Work instructions:
Repeat the lines exactly from the line that contains "Recreate this image" through the line that contains "import * as"; leave images out and add nothing.
═════ Exercise data
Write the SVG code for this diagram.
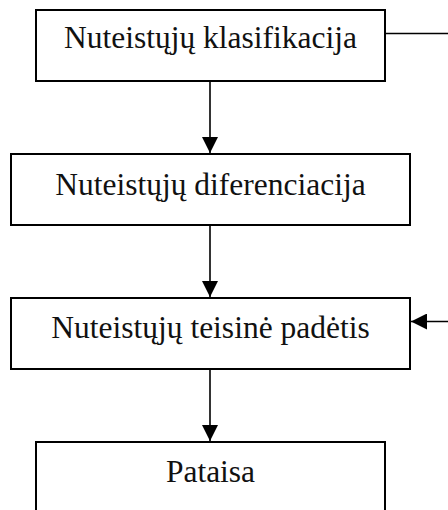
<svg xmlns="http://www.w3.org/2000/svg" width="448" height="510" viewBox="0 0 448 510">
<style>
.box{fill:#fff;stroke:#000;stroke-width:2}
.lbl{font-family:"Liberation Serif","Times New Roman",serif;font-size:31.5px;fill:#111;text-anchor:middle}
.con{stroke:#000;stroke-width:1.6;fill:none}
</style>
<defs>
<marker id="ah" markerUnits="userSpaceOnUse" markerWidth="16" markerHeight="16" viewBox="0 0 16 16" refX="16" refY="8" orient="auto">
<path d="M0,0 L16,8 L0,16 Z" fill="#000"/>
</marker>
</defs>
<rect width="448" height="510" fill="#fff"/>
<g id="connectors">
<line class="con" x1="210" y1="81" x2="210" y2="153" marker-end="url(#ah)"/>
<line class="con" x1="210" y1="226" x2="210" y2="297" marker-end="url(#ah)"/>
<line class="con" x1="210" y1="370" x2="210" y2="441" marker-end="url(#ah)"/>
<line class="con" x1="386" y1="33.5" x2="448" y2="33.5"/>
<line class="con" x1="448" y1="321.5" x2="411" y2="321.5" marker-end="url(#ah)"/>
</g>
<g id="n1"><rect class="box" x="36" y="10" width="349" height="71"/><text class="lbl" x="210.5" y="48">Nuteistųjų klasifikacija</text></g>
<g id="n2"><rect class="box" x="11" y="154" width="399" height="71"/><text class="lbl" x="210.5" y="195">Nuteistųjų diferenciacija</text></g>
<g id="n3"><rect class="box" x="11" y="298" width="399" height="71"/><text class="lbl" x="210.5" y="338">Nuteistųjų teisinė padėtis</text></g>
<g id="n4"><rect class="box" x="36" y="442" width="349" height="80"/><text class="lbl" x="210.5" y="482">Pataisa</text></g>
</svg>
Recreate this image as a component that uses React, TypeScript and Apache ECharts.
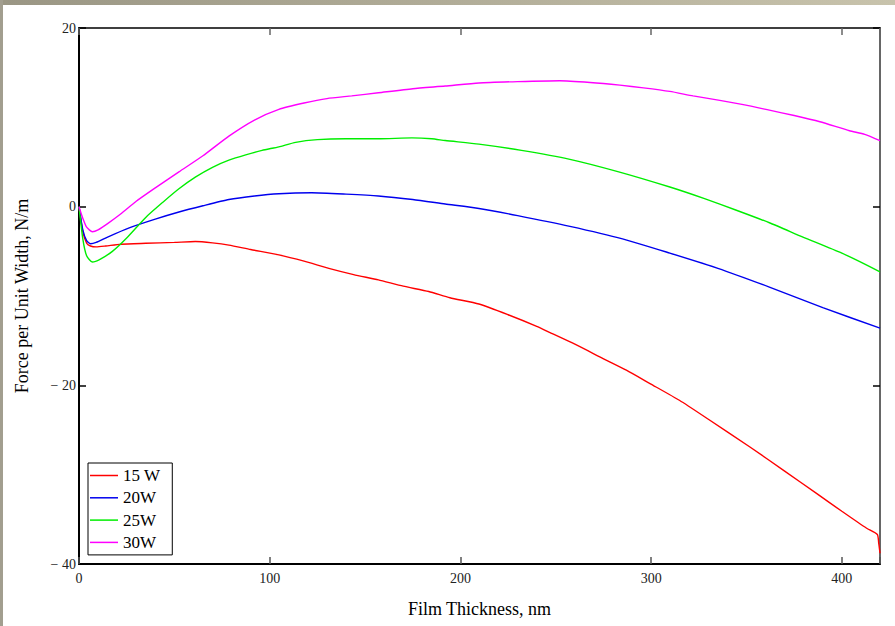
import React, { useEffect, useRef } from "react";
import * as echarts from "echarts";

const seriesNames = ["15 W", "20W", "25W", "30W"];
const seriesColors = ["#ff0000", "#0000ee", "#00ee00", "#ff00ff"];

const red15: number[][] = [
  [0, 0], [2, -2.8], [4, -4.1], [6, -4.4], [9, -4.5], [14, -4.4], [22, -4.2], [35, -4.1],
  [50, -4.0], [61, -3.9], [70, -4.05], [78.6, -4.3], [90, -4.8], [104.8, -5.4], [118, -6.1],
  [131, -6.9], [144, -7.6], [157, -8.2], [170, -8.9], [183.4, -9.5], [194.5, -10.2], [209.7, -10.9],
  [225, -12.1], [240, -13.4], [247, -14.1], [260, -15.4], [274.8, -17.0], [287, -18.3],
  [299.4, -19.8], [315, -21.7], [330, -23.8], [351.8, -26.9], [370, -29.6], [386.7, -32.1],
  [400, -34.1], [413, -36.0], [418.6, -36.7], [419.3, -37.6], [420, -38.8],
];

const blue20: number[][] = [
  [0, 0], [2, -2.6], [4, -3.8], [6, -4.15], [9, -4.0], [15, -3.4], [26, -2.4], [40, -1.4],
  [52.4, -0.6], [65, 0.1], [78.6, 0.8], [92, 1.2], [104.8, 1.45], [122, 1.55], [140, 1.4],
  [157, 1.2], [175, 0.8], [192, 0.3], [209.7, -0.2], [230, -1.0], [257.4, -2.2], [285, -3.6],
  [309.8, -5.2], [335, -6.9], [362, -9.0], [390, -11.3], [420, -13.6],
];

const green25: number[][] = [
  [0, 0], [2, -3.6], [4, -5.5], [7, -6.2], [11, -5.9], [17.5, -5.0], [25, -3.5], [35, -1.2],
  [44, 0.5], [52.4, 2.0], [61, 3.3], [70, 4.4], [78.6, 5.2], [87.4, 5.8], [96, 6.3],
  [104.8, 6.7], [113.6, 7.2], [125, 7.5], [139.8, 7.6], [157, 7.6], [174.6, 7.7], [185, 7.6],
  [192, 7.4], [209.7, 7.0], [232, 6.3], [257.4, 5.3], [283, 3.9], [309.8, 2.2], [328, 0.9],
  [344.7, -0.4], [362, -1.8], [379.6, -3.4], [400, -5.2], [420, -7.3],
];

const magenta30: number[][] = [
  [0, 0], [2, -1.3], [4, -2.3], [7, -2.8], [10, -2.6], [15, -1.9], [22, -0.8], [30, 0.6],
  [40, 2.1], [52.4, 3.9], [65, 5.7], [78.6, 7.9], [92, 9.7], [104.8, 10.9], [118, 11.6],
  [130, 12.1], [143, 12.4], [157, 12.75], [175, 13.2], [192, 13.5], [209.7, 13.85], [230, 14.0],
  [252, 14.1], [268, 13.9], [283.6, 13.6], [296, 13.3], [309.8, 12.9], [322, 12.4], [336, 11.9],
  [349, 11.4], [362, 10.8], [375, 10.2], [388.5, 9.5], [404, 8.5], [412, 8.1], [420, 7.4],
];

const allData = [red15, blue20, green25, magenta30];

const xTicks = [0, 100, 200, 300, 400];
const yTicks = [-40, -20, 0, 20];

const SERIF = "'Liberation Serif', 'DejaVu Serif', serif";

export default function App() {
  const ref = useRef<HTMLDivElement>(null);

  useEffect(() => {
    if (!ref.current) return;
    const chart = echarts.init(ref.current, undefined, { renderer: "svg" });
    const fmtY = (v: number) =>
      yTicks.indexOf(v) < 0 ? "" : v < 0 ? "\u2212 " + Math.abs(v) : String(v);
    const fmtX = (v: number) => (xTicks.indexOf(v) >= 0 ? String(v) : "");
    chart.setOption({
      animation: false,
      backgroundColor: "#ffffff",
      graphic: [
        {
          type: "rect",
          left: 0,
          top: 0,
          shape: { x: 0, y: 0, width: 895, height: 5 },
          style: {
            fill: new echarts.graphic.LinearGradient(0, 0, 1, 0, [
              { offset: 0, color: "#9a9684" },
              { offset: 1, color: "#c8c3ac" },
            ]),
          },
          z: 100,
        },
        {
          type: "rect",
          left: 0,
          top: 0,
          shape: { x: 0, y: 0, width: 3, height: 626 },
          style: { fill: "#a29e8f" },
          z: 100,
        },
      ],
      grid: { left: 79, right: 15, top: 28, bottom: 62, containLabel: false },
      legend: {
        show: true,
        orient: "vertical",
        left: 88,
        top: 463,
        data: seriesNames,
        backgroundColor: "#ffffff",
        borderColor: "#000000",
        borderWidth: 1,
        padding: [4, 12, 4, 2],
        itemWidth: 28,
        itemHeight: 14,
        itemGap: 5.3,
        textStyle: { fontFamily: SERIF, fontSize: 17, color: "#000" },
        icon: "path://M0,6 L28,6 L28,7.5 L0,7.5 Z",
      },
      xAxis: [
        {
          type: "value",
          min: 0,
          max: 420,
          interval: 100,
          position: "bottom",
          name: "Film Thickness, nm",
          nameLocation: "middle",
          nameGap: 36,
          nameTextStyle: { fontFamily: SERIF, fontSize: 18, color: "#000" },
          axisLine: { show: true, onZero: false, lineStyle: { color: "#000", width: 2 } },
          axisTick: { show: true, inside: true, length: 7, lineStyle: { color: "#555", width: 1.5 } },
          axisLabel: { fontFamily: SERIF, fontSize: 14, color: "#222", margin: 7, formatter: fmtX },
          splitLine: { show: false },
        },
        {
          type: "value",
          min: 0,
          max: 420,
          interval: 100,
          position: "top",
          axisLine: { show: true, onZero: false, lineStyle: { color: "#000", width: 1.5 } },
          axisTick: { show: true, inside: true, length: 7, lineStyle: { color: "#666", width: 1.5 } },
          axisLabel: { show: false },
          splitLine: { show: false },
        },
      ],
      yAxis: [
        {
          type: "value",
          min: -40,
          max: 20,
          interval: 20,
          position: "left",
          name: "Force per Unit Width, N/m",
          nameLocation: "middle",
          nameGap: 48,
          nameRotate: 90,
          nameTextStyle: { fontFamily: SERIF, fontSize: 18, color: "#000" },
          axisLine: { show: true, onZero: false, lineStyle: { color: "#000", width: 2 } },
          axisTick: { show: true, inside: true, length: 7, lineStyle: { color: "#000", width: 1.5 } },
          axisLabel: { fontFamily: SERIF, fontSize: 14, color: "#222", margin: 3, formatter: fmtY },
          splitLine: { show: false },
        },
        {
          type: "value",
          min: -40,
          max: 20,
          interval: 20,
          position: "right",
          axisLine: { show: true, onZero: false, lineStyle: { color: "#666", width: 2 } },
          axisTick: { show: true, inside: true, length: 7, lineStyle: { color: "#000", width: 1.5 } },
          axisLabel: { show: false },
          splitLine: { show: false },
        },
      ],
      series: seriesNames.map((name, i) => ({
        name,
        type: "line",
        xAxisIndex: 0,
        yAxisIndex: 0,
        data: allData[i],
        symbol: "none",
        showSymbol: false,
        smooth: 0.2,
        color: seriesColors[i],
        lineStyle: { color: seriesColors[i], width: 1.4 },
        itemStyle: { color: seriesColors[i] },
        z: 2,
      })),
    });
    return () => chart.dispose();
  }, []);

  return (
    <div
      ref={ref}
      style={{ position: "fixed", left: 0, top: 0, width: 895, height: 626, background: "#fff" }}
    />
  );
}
══════════
Solved exercise:
Recreate this image as a component that uses React, TypeScript and Apache ECharts.
import React, { useEffect, useRef } from "react";
import * as echarts from "echarts";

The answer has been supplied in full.